23-year-old champion archer Mel Clarke of Great Britain was asked what it meant to be preparing for the Summer Paralympic Games in Bejing, which opened Sunday.

"The honor to represent your country at that level, it's incredible. I didn't think I was going to have the opportunity."

Lack of confidence in her athletic ability was not the reason for Clarke's doubt. Rather, it was a tick bite that had resulted in Lyme disease.

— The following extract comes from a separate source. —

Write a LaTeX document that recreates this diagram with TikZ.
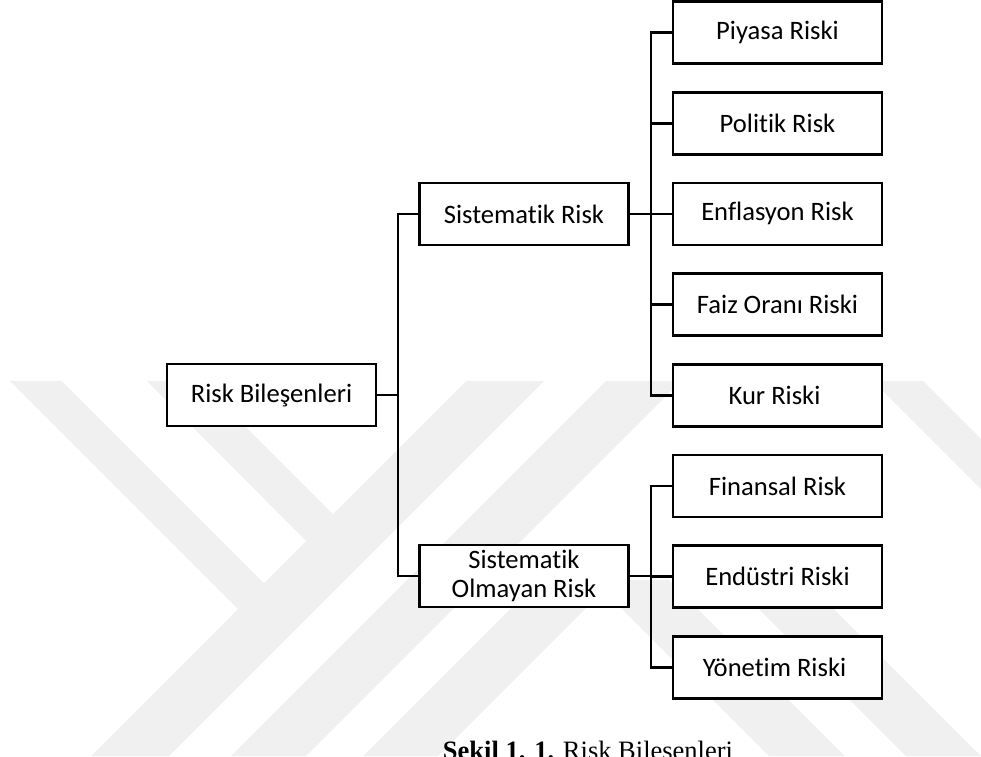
\documentclass[tikz,border=0pt]{standalone}
\usepackage{fontspec}
\usepackage{tikz}
\usetikzlibrary{positioning}
\newfontfamily\boxfont[Ligatures=NoCommon]{Carlito}
\newfontfamily\capfont{Liberation Serif}
\definecolor{markGray}{RGB}{240,240,240}

\begin{document}
\begin{tikzpicture}[x=0.5pt, y=-0.5pt,
    riskbox/.style={draw, fill=white, line width=1.4pt, minimum width=104.5pt, minimum height=31pt,
        inner sep=0pt, align=center, font=\boxfont\fontsize{13.3}{14.5}\selectfont},
    link/.style={line width=1.4pt}]
    \useasboundingbox (0,0) rectangle (981,756);

    % Watermark
    \fill[markGray] (10,381) -- (62,381) -- (264,583) -- (238,609) -- cycle;
    \fill[markGray] (147,381) -- (200,381) -- (333,514) -- (306,541) -- cycle;
    \foreach \a/\b/\t in {91/169/381, 231/306/381, 363/438/600} {
        \fill[markGray] (\a,756) -- (\b,756) -- (\b+756-\t,\t) -- (\a+756-\t,\t) -- cycle;
    }
    \foreach \a/\b in {769/845, 906/981} {
        \fill[markGray] (\a,756) -- (\b,756) -- (\b-176,580) -- (\a-176,580) -- cycle;
    }
    \fill[markGray] (873,381) -- (923,381) -- (981,439) -- (981,489) -- cycle;

    % Root and second level
    \node[riskbox] (root) at (271.5,395) {Risk Bileşenleri};
    \node[riskbox] (sys) at (524,214) {Sistematik Risk};
    \node[riskbox] (uns) at (524,576) {Sistematik\\Olmayan Risk};

    \coordinate (rbus) at (398,395);
    \draw[link] (root.east) -- (rbus);
    \draw[link] (rbus) |- (sys.west);
    \draw[link] (rbus) |- (uns.west);

    % Systematic risks
    \coordinate (sbus) at (651,214);
    \draw[link] (sys.east) -- (sbus);
    \foreach \i/\name/\txt in {
        0/piy/Piyasa Riski,
        1/pol/Politik Risk,
        2/enf/Enflasyon Risk,
        3/faiz/Faiz Oranı Riski,
        4/kur/Kur Riski
    } {
        \node[riskbox] (\name) at (777.5,32.5+\i*90.7) {\txt};
        \draw[link] (sbus) |- (\name.west);
    }

    % Unsystematic risks
    \coordinate (ubus) at (651,576);
    \draw[link] (uns.east) -- (ubus);
    \foreach \i/\name/\txt in {
        5/fin/Finansal Risk,
        6/end/Endüstri Riski,
        7/yon/Yönetim Riski
    } {
        \node[riskbox] (\name) at (777.5,32.5+\i*90.7) {\txt};
        \draw[link] (ubus) |- (\name.west);
    }

    % Caption
    \node[anchor=base, font=\capfont\fontsize{13.25}{15}\selectfont] (cap) at (588,759)
        {\textbf{Şekil 1. 1.} Risk Bileşenleri};
\end{tikzpicture}
\end{document}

In 2003, Clarke was paralyzed and partially blinded by Lyme disease. She was told she'd never shoot the bow again. Since age 11, she has used a wheelchair due to arthritis. A fearless competitor, she rejected the notion of giving up her dream of gold. Instead she worked hard to heal from Lyme's brutal symptoms and recover movement, sight and agility. Three and a half years ago she began training for the 2008 Paralympic Games.

The Summer Paralympics began in Rome in 1960, for athletes with physical, mental or sensory disabilities. They are held in the same host city as the Olympic Games, and run by the same organization. They begin three weeks after the Olympics closing ceremony. "Para" is from a Greek word for "alongside," and is not related to "paralyzed."

Mel Clarke currently holds 20 county records, 10 national able-bodied records and eight world records. In addition to going for the gold in Bejing over the next few weeks, she is also eagerly anticipating competing in her home turf in the London Olympic Games in 2012.